*WORK TO COMPLETE*: Look at the data below and print exactly the lines from its first line through the line with "up-to-date for three-dose"; the pictures stay out of the copy.

▽

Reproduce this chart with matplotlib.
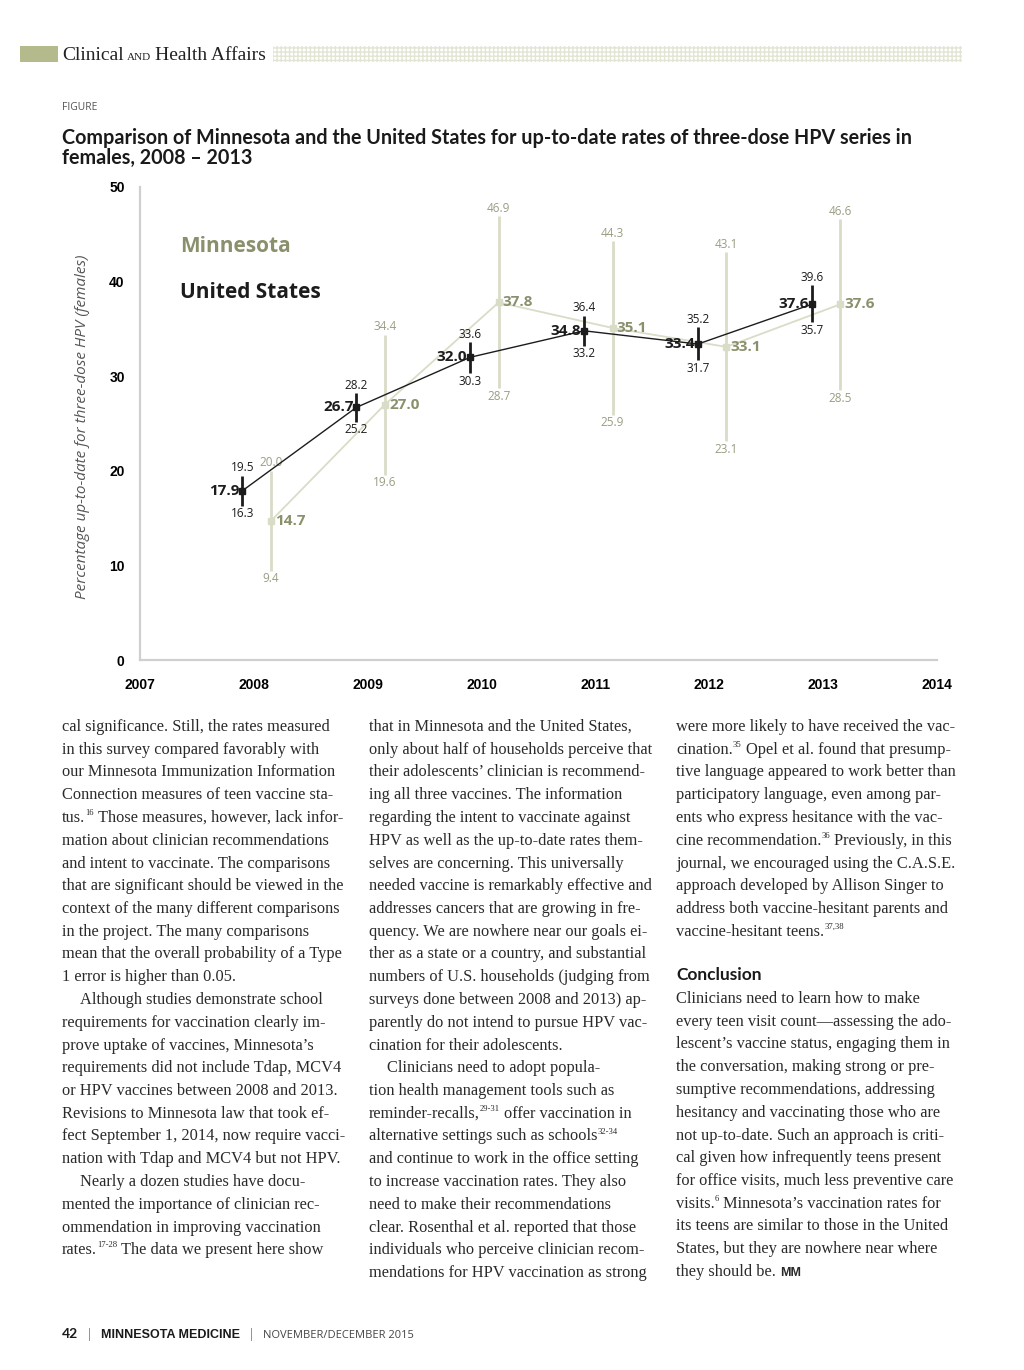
import re
import numpy as np
import matplotlib
matplotlib.use("Agg")
import matplotlib.pyplot as plt
from matplotlib.patches import Rectangle

# ── Data ──────────────────────────────────────────────────────────────────────
years = [2008, 2009, 2010, 2011, 2012, 2013]

us_rate = [17.9, 26.7, 32.0, 34.8, 33.4, 37.6]
us_lo   = [16.3, 25.2, 30.3, 33.2, 31.7, 35.7]
us_hi   = [19.5, 28.2, 33.6, 36.4, 35.2, 39.6]

mn_rate = [14.7, 27.0, 37.8, 35.1, 33.1, 37.6]
mn_lo   = [9.4, 19.6, 28.7, 25.9, 23.1, 28.5]
mn_hi   = [20.0, 34.4, 46.9, 44.3, 43.1, 46.6]

x_ticks = list(range(2007, 2015))
y_ticks = [0, 10, 20, 30, 40, 50]

title_lines = ["Comparison of Minnesota and the United States for up-to-date rates of three-dose HPV series in",
               "females, 2008 \u2013 2013"]
ylabel = "Percentage up-to-date for three-dose HPV (females)"

col1 = [
    "cal significance. Still, the rates measured",
    "in this survey compared favorably with",
    "our Minnesota Immunization Information",
    "Connection measures of teen vaccine sta-",
    "tus.^{16} Those measures, however, lack infor-",
    "mation about clinician recommendations",
    "and intent to vaccinate. The comparisons",
    "that are significant should be viewed in the",
    "context of the many different comparisons",
    "in the project. The many comparisons",
    "mean that the overall probability of a Type",
    "1 error is higher than 0.05.",
    "\tAlthough studies demonstrate school",
    "requirements for vaccination clearly im-",
    "prove uptake of vaccines, Minnesota\u2019s",
    "requirements did not include Tdap, MCV4",
    "or HPV vaccines between 2008 and 2013.",
    "Revisions to Minnesota law that took ef-",
    "fect September 1, 2014, now require vacci-",
    "nation with Tdap and MCV4 but not HPV.",
    "\tNearly a dozen studies have docu-",
    "mented the importance of clinician rec-",
    "ommendation in improving vaccination",
    "rates.^{17-28} The data we present here show",
]
col2 = [
    "that in Minnesota and the United States,",
    "only about half of households perceive that",
    "their adolescents\u2019 clinician is recommend-",
    "ing all three vaccines. The information",
    "regarding the intent to vaccinate against",
    "HPV as well as the up-to-date rates them-",
    "selves are concerning. This universally",
    "needed vaccine is remarkably effective and",
    "addresses cancers that are growing in fre-",
    "quency. We are nowhere near our goals ei-",
    "ther as a state or a country, and substantial",
    "numbers of U.S. households (judging from",
    "surveys done between 2008 and 2013) ap-",
    "parently do not intend to pursue HPV vac-",
    "cination for their adolescents.",
    "\tClinicians need to adopt popula-",
    "tion health management tools such as",
    "reminder-recalls,^{29-31} offer vaccination in",
    "alternative settings such as schools^{32-34}",
    "and continue to work in the office setting",
    "to increase vaccination rates. They also",
    "need to make their recommendations",
    "clear. Rosenthal et al. reported that those",
    "individuals who perceive clinician recom-",
    "mendations for HPV vaccination as strong",
]
col3a = [
    "were more likely to have received the vac-",
    "cination.^{35} Opel et al. found that presump-",
    "tive language appeared to work better than",
    "participatory language, even among par-",
    "ents who express hesitance with the vac-",
    "cine recommendation.^{36} Previously, in this",
    "journal, we encouraged using the C.A.S.E.",
    "approach developed by Allison Singer to",
    "address both vaccine-hesitant parents and",
    "vaccine-hesitant teens.^{37,38}",
]
col3b = [
    "Clinicians need to learn how to make",
    "every teen visit count\u2014assessing the ado-",
    "lescent\u2019s vaccine status, engaging them in",
    "the conversation, making strong or pre-",
    "sumptive recommendations, addressing",
    "hesitancy and vaccinating those who are",
    "not up-to-date. Such an approach is criti-",
    "cal given how infrequently teens present",
    "for office visits, much less preventive care",
    "visits.^{6} Minnesota\u2019s vaccination rates for",
    "its teens are similar to those in the United",
    "States, but they are nowhere near where",
    "they should be. ~MM~",
]

# ── Style ─────────────────────────────────────────────────────────────────────
US_C      = "#1c1c1c"
MN_LINE   = "#d9dcc6"
MN_TXT    = "#9a9d82"
MN_BOLD   = "#8b906c"
SPINE_C   = "#cfcfcf"
BODY_C    = "#2a2a2a"
SERIF     = ["Liberation Serif", "DejaVu Serif"]
SANS      = ["Open Sans", "DejaVu Sans"]
BOLDSANS  = ["Lato", "DejaVu Sans"]
NARROW    = ["Liberation Sans", "DejaVu Sans"]

W, H = 1024, 1370
fig = plt.figure(figsize=(W / 100, H / 100), dpi=100)
renderer = fig.canvas.get_renderer()

def fx(x): return x / W
def fy(y): return 1 - y / H

def put(x, y, s, **kw):
    return fig.text(fx(x), fy(y), s, **kw)

def tw(t):
    return t.get_window_extent(renderer=renderer).width

# ── Header ────────────────────────────────────────────────────────────────────
fig.patches.append(Rectangle((fx(20), fy(62)), fx(58) - fx(20), fy(46) - fy(62),
                             transform=fig.transFigure, facecolor="#b4ba8b", lw=0))
fig.patches.append(Rectangle((fx(273), fy(62)), fx(962) - fx(273), fy(46) - fy(62),
                             transform=fig.transFigure, facecolor="white",
                             edgecolor="#e3e5d4", hatch="++++", lw=0))
cx = 62
for s, fs in [("Clinical", 14), ("AND", 8), ("Health Affairs", 14)]:
    t = put(cx, 60, s, fontsize=fs, family=SERIF, color="#222222", va="baseline")
    cx += tw(t) + 3.5

put(62, 108, "FIGURE", fontsize=7.5, family=SANS, color="#555555", va="center")
for i, line in enumerate(title_lines):
    put(62, 138 + i * 20, line, fontsize=14.2, family=BOLDSANS, weight="bold",
        color="#1a1a1a", va="center")

# ── Chart ─────────────────────────────────────────────────────────────────────
ax = fig.add_axes([fx(140), fy(660), fx(937) - fx(140), fy(187) - fy(660)])
ax.set_xlim(2007, 2014)
ax.set_ylim(0, 50)
for side in ["top", "right"]:
    ax.spines[side].set_visible(False)
for side in ["left", "bottom"]:
    ax.spines[side].set_color(SPINE_C)
    ax.spines[side].set_linewidth(1.6)
ax.set_xticks(x_ticks)
ax.set_yticks(y_ticks)
ax.set_xticklabels([str(v) for v in x_ticks], family=NARROW, weight="bold", fontsize=10)
ax.set_yticklabels([str(v) for v in y_ticks], family=NARROW, weight="bold", fontsize=10)
ax.tick_params(length=0, pad=13)
ax.tick_params(axis="y", pad=11)

x_us = np.array(years) - 0.1
x_mn = np.array(years) + 0.15

# Minnesota (pale) drawn first
ax.plot(x_mn, mn_rate, color=MN_LINE, lw=1.3, zorder=2)
ax.vlines(x_mn, mn_lo, mn_hi, color=MN_LINE, lw=2, zorder=2)
ax.plot(x_mn, mn_rate, "s", color=MN_LINE, ms=5, zorder=3)

# United States
ax.plot(x_us, us_rate, color=US_C, lw=1, zorder=4)
ax.vlines(x_us, us_lo, us_hi, color=US_C, lw=2, zorder=4)
ax.plot(x_us, us_rate, "s", color=US_C, ms=4.5, zorder=5)

for x, v, lo, hi in zip(x_us, us_rate, us_lo, us_hi):
    ax.annotate(f"{v:.1f}", (x, v), xytext=(-2, 0), textcoords="offset points",
                ha="right", va="center", fontsize=11, weight="bold", family=SANS, color=US_C)
    ax.annotate(f"{hi:.1f}", (x, hi), xytext=(0, 1), textcoords="offset points",
                ha="center", va="bottom", fontsize=8.5, family=SANS, color=US_C)
    ax.annotate(f"{lo:.1f}", (x, lo), xytext=(0, -1), textcoords="offset points",
                ha="center", va="top", fontsize=8.5, family=SANS, color=US_C)

for x, v, lo, hi in zip(x_mn, mn_rate, mn_lo, mn_hi):
    ax.annotate(f"{v:.1f}", (x, v), xytext=(3, 0), textcoords="offset points",
                ha="left", va="center", fontsize=11, weight="bold", family=SANS, color=MN_BOLD)
    ax.annotate(f"{hi:.1f}", (x, hi), xytext=(0, 1), textcoords="offset points",
                ha="center", va="bottom", fontsize=8.5, family=SANS, color=MN_TXT)
    ax.annotate(f"{lo:.1f}", (x, lo), xytext=(0, -1), textcoords="offset points",
                ha="center", va="top", fontsize=8.5, family=SANS, color=MN_TXT)

put(180, 246, "Minnesota", fontsize=15, weight="bold", family=SANS, color=MN_BOLD, va="center")
put(180, 292, "United States", fontsize=15, weight="bold", family=SANS, color=US_C, va="center")
put(83, 427, ylabel, fontsize=11, style="italic", family=SANS, color="#555555",
    rotation=90, ha="center", va="center")

# ── Body text ─────────────────────────────────────────────────────────────────
BODY_FS = 11.8
SPACE = BODY_FS * 100 / 72 * 0.25
LEAD = 22.75

def body_line(x, y, line):
    if line.startswith("\t"):
        x += 18
        line = line[1:]
    base = y + 5
    cx = x
    for p in re.split(r"(\^\{[^}]*\}|~MM~)", line):
        if not p:
            continue
        if p.startswith("^{"):
            t = put(cx, base - 7, p[2:-1], fontsize=6.2, family=SERIF, color=BODY_C, va="baseline")
            cx += tw(t)
        elif p == "~MM~":
            put(cx, base, "MM", fontsize=9, family=NARROW, weight="bold", color=BODY_C, va="baseline")
        else:
            if p.startswith(" "):
                cx += SPACE
            t = put(cx, base, p.strip(), fontsize=BODY_FS, family=SERIF, color=BODY_C, va="baseline")
            cx += tw(t)
            if p.endswith(" "):
                cx += SPACE

for i, line in enumerate(col1):
    body_line(62, 726 + i * LEAD, line)
for i, line in enumerate(col2):
    body_line(369, 726 + i * LEAD, line)
for i, line in enumerate(col3a):
    body_line(676, 726 + i * LEAD, line)
put(676, 975, "Conclusion", fontsize=12.5, weight="bold", family=BOLDSANS, color="#1a1a1a", va="center")
for i, line in enumerate(col3b):
    body_line(676, 998 + i * LEAD, line)

# ── Footer ────────────────────────────────────────────────────────────────────
cx = 62
for s, kw in [("42", dict(family=BOLDSANS, weight="bold", fontsize=10, color="#1a1a1a")),
              ("|", dict(family=SANS, fontsize=9, color="#888888")),
              ("MINNESOTA MEDICINE", dict(family=NARROW, weight="bold", fontsize=9, color="#1a1a1a")),
              ("|", dict(family=SANS, fontsize=9, color="#888888")),
              ("NOVEMBER/DECEMBER 2015", dict(family=SANS, fontsize=8, color="#444444"))]:
    t = put(cx, 1338, s, va="baseline", **kw)
    cx += tw(t) + 8

fig.savefig("out.png", dpi=100)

△

*FINAL RESULT*:
Reproduce this chart with matplotlib.
import re
import numpy as np
import matplotlib
matplotlib.use("Agg")
import matplotlib.pyplot as plt
from matplotlib.patches import Rectangle

# ── Data ──────────────────────────────────────────────────────────────────────
years = [2008, 2009, 2010, 2011, 2012, 2013]

us_rate = [17.9, 26.7, 32.0, 34.8, 33.4, 37.6]
us_lo   = [16.3, 25.2, 30.3, 33.2, 31.7, 35.7]
us_hi   = [19.5, 28.2, 33.6, 36.4, 35.2, 39.6]

mn_rate = [14.7, 27.0, 37.8, 35.1, 33.1, 37.6]
mn_lo   = [9.4, 19.6, 28.7, 25.9, 23.1, 28.5]
mn_hi   = [20.0, 34.4, 46.9, 44.3, 43.1, 46.6]

x_ticks = list(range(2007, 2015))
y_ticks = [0, 10, 20, 30, 40, 50]

title_lines = ["Comparison of Minnesota and the United States for up-to-date rates of three-dose HPV series in",
               "females, 2008 \u2013 2013"]
ylabel = "Percentage up-to-date for three-dose HPV (females)"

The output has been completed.